Robert Kegan, a psychologist who teaches, researches, writes, and consults about adult development, adult learning, and professional development at Harvard University and one of the keynote speakers at the conference, got this discussion rolling with a 15 minute address on how we need to change the way we look at feedback.
He advocates for the creation of deliberately developmental organizations or DDOs. He claims that DDOs are based on 10 principles:
The organization and its people can be much greater contributors to each other’s thinking.
It is based on the formula of when I get better, I help you get better which makes us all better. He refers to this prescription as an organizational culture that is addicted to feedback much like a body builder is hooked on steroids.
We did not hire you because we thought you were perfect but because we thought you were good and could be better.
It is rooted in this notion that we feast on our weaknesses and starve our egos. Our weaknesses become assets as we develop through a growth mindset where failure is an opportunity to learn something, where feedback is constructive and people are not afraid to try new things.
Quit your second job.
Kegan calls this bad habit the tasks we do in the organization that we are not paid for. Where we cover up our weaknesses as opposed to bringing them into the light; Where we manage other people’s favorable impression of ourselves by sucking up to them at work and showing up as something other than our real selves. We should not worry about how good we are in the workplace but concern ourselves with the question, “How fast am I learning something.”
Fail frequently, fast and forward.
Kegan recommends we become familiar with failure. Understand that learning from mistakes is a good thing that gets us on the road to continuous scholarship and development. In other words you can become good at getting better because you are good at failing. Instead of trying to avoid making mistakes make lots them in order to get better at something that matters. Pain + reflection = progress.
Continuous feedback is supportive and challenging.
According to Kegan, continuous feedback organizations provide advice to its members continuously and in real time. This kind of culture forces people out of the comfort zones to practice things they may not be at ease with. An introvert may be tasked with leading a meeting while an extrovert may be reviewed on their ability to bite their tongue and not dominate the discussion.
Rank does not have its usual privileges.
Kegan notes that you don’t avoid feedback the higher up you go in the organization. If anything, the spotlight grows even hotter.

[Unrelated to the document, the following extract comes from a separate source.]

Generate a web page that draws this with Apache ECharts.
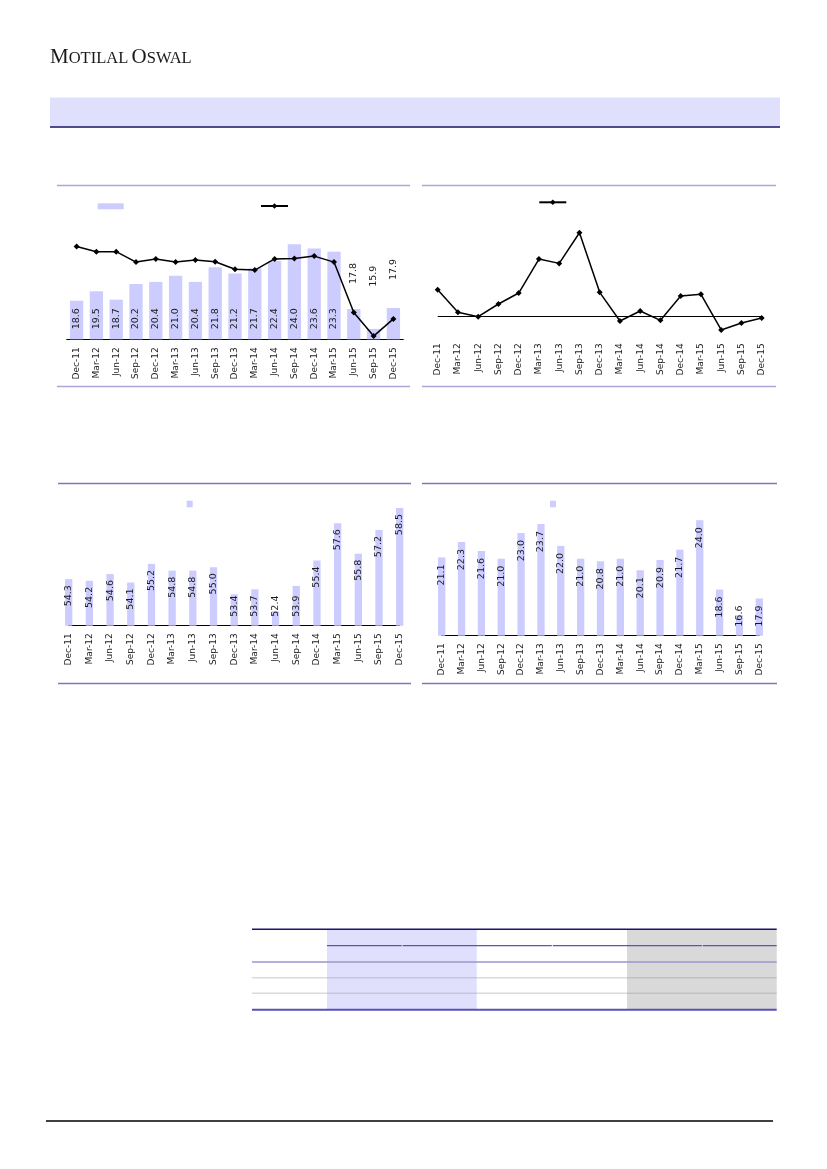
<!DOCTYPE html>
<html>
<head>
<meta charset="utf-8">
<script src="https://cdn.jsdelivr.net/npm/echarts@6/dist/echarts.min.js"></script>
<style>
html,body{margin:0;padding:0;background:#fff;}
#c{width:827px;height:1169px;}
</style>
</head>
<body>
<div id="c"></div>
<script>
// ---------- data ----------
const quarters = ['Dec-11','Mar-12','Jun-12','Sep-12','Dec-12','Mar-13','Jun-13','Sep-13','Dec-13','Mar-14','Jun-14','Sep-14','Dec-14','Mar-15','Jun-15','Sep-15','Dec-15'];
const chart1Bars = [18.6,19.5,18.7,20.2,20.4,21.0,20.4,21.8,21.2,21.7,22.4,24.0,23.6,23.3,17.8,15.9,17.9];
const chart1Line = [23.2,21.9,21.9,19.3,20.1,19.3,19.8,19.4,17.5,17.3,20.1,20.2,20.8,19.3,6.7,0.8,5.1];
const chart2Line = [7.9,1.1,-0.2,3.6,6.9,17.1,15.8,25.0,7.1,-1.5,1.5,-1.3,6.0,6.5,-4.2,-2.1,-0.6];
const chart3Bars = [54.3,54.2,54.6,54.1,55.2,54.8,54.8,55.0,53.4,53.7,52.4,53.9,55.4,57.6,55.8,57.2,58.5];
const chart4Bars = [21.1,22.3,21.6,21.0,23.0,23.7,22.0,21.0,20.8,21.0,20.1,20.9,21.7,24.0,18.6,16.6,17.9];

// ---------- styling helpers ----------
const FONT = 'DejaVu Sans';
const BAR = '#ccccff';
const fmt1 = p => Number(p.value).toFixed(1);
const c1OutsideDist = {14: 25, 15: 42, 16: 28};

const c1BarData = chart1Bars.map((v, i) =>
  c1OutsideDist[i] !== undefined ? {value: v, label: {position: 'top', distance: c1OutsideDist[i]}} : v);
const c3BarData = chart3Bars.map(v => v < 54.0 ? {value: v, label: {position: 'insideBottom', align: 'left', distance: 9}} : v);
const c4BarData = chart4Bars.map(v => v < 17.0 ? {value: v, label: {position: 'insideBottom', align: 'left', distance: 9}} : v);

const valueLabel = (pos, align, dist) => ({
  show: true, position: pos, rotate: 90, align: align, verticalAlign: 'middle',
  distance: dist, fontSize: 9.5, fontFamily: FONT, color: '#1a1a1a', formatter: fmt1
});

const xAxisCfg = (gi, gap, margin, showLine) => ({
  type: 'category', gridIndex: gi, data: quarters, boundaryGap: gap,
  axisLine: {show: showLine, onZero: false, lineStyle: {color: '#000', width: 1}},
  axisTick: {show: false},
  splitLine: {show: false},
  axisLabel: {rotate: 90, interval: 0, margin: margin, fontSize: 9, fontFamily: FONT, color: '#222'}
});
const yHidden = (gi, min, max, start) => {
  const o = {type: 'value', gridIndex: gi, min: min, max: max, show: false, splitLine: {show: false}};
  if (start !== undefined) o.startValue = start;
  return o;
};

const legendCfg = (name, left, top, w, h, icon) => {
  const o = {data: [name], left: left, top: top, itemWidth: w, itemHeight: h, padding: 0,
    selectedMode: false, formatter: () => '', textStyle: {fontSize: 1}};
  if (icon) o.icon = icon;
  return o;
};

// ---------- page graphics ----------
const line = (x1, y1, x2, y2, stroke, w) => ({type: 'line', silent: true,
  shape: {x1, y1, x2, y2}, style: {stroke: stroke, lineWidth: w}});
const rect = (x, y, w, h, fill) => ({type: 'rect', silent: true, shape: {x, y, width: w, height: h}, style: {fill: fill}});

const graphics = [
  {type: 'text', silent: true, style: {
    x: 50, y: 57, verticalAlign: 'middle',
    text: '{a|M}{b|OTILAL} {a|O}{b|SWAL}',
    rich: {
      a: {fontFamily: 'Liberation Serif', fontSize: 21, lineHeight: 21, verticalAlign: 'bottom', fill: '#1a1a1a'},
      b: {fontFamily: 'Liberation Serif', fontSize: 16.5, lineHeight: 16.5, verticalAlign: 'bottom', fill: '#1a1a1a'}
    }
  }},
  rect(50, 97.5, 730, 29, '#e0e0fc'),
  line(50, 127, 780, 127, '#16126a', 1.5),
  // chart frames
  line(57, 185.5, 410, 185.5, '#aaa6dc', 1.3),
  line(57, 386.5, 410, 386.5, '#aaa6dc', 1.3),
  line(422, 185.5, 776, 185.5, '#aaa6dc', 1.3),
  line(422, 386.5, 776, 386.5, '#aaa6dc', 1.3),
  line(58, 483.5, 411, 483.5, '#7d77c1', 1.3),
  line(58, 683.5, 411, 683.5, '#7d77c1', 1.3),
  line(422, 483.5, 777, 483.5, '#7d77c1', 1.3),
  line(422, 683.5, 777, 683.5, '#7d77c1', 1.3),
  // table
  rect(327, 930, 149.7, 79, '#e0e0fc'),
  rect(627, 930, 149.7, 79, '#d9d9d9'),
  line(252, 929.3, 776.7, 929.3, '#1c1470', 1.6),
  line(327, 945.7, 401.7, 945.7, '#5c54b4', 1.2),
  line(402.7, 945.7, 551.8, 945.7, '#5c54b4', 1.2),
  line(552.8, 945.7, 701.8, 945.7, '#5c54b4', 1.2),
  line(702.8, 945.7, 776.7, 945.7, '#5c54b4', 1.2),
  line(252, 962, 776.7, 962, '#9c96cf', 1.5),
  line(252, 977.7, 776.7, 977.7, 'rgba(150,150,150,0.35)', 1.5),
  line(252, 993.3, 776.7, 993.3, 'rgba(150,150,150,0.35)', 1.5),
  line(252, 1009.7, 776.7, 1009.7, '#5a50b8', 2),
  // footer
  line(46, 1121, 773, 1121, '#000', 1.3)
];

const option = {
  animation: false,
  backgroundColor: '#fff',
  graphic: graphics,
  legend: [
    legendCfg('bar1', 97.7, 203.3, 26, 6, 'rect'),
    legendCfg('line1', 260, 202.5, 27, 7),
    legendCfg('line2', 538.3, 198.8, 27, 7),
    legendCfg('bar3', 186.7, 500.7, 6, 6.6, 'rect'),
    legendCfg('bar4', 550, 500.7, 6, 6.6, 'rect')
  ],
  grid: [
    {left: 66.7, top: 219.3, width: 336.6, height: 120},
    {left: 437.7, top: 216.1, width: 324, height: 123.2},
    {left: 68.7, top: 490.7, width: 331, height: 135},
    {left: 441.7, top: 495.7, width: 317.6, height: 140}
  ],
  xAxis: [
    xAxisCfg(0, true, 8, true),
    xAxisCfg(1, false, 4, false),
    xAxisCfg(2, false, 7.6, true),
    xAxisCfg(3, false, 7.6, true)
  ],
  yAxis: [
    yHidden(0, 14.9, 26.4, 14.9),
    yHidden(0, 0, 30),
    yHidden(1, -7, 30),
    yHidden(2, 51.55, 59.52, 51.55),
    yHidden(3, 15, 25.91, 15)
  ],
  series: [
    {name: 'bar1', type: 'bar', xAxisIndex: 0, yAxisIndex: 0, data: c1BarData, barWidth: 13.3,
      itemStyle: {color: BAR}, label: valueLabel('insideBottom', 'left', 10), z: 2},
    {name: 'line1', type: 'line', xAxisIndex: 0, yAxisIndex: 1, data: chart1Line, clip: false,
      symbol: 'diamond', symbolSize: 6, showAllSymbol: true,
      lineStyle: {color: '#000', width: 1.5}, itemStyle: {color: '#000'}, z: 3},
    {name: 'line2', type: 'line', xAxisIndex: 1, yAxisIndex: 2, data: chart2Line, clip: false,
      symbol: 'diamond', symbolSize: 6, showAllSymbol: true,
      lineStyle: {color: '#000', width: 1.5}, itemStyle: {color: '#000'}, z: 3,
      markLine: {silent: true, symbol: 'none', label: {show: false},
        lineStyle: {color: '#000', width: 1, type: 'solid'}, data: [{yAxis: 0}]}},
    {name: 'bar3', type: 'bar', xAxisIndex: 2, yAxisIndex: 3, data: c3BarData, barWidth: 7.3, clip: false,
      itemStyle: {color: BAR}, label: valueLabel('insideTop', 'right', 6)},
    {name: 'bar4', type: 'bar', xAxisIndex: 3, yAxisIndex: 4, data: c4BarData, barWidth: 7.3, clip: false,
      itemStyle: {color: BAR}, label: valueLabel('insideTop', 'right', 7)}
  ]
};

const chart = echarts.init(document.getElementById('c'), null, {renderer: 'canvas'});
chart.setOption(option);
</script>
</body>
</html>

Don’t run from your backhand.
Feedback centric organizations play to their strengths but do not avoid their weaknesses. You may not turn your weaknesses into perfect strengths but you can ensure your limitations don’t become fatal. Tennis players understand that their backhand stroke will never be as strong as their forehand blow. They continuously practice their backhand to maximize its effectiveness when they need it.
Job role as a tow rope.
In a DDO, once you master your job it is no longer a good job for you. It is time to move on something else you can grow in.
Work as performance or work as practicing.
In a practicing work environment you want lots of feedback. You want to get better by practicing things you need to get better at. You feel safe to make an occasional mistake because you know you are going to have another chance at improvement.
Rethink the work reward equation.
DDOs know that work has to be about more than just getting a paycheck. It is not so much about financial and career security as it about how I can leave my mark on this organization by reaching my full potential.
Feedback-it is the breakfast, lunch and dinner of champions.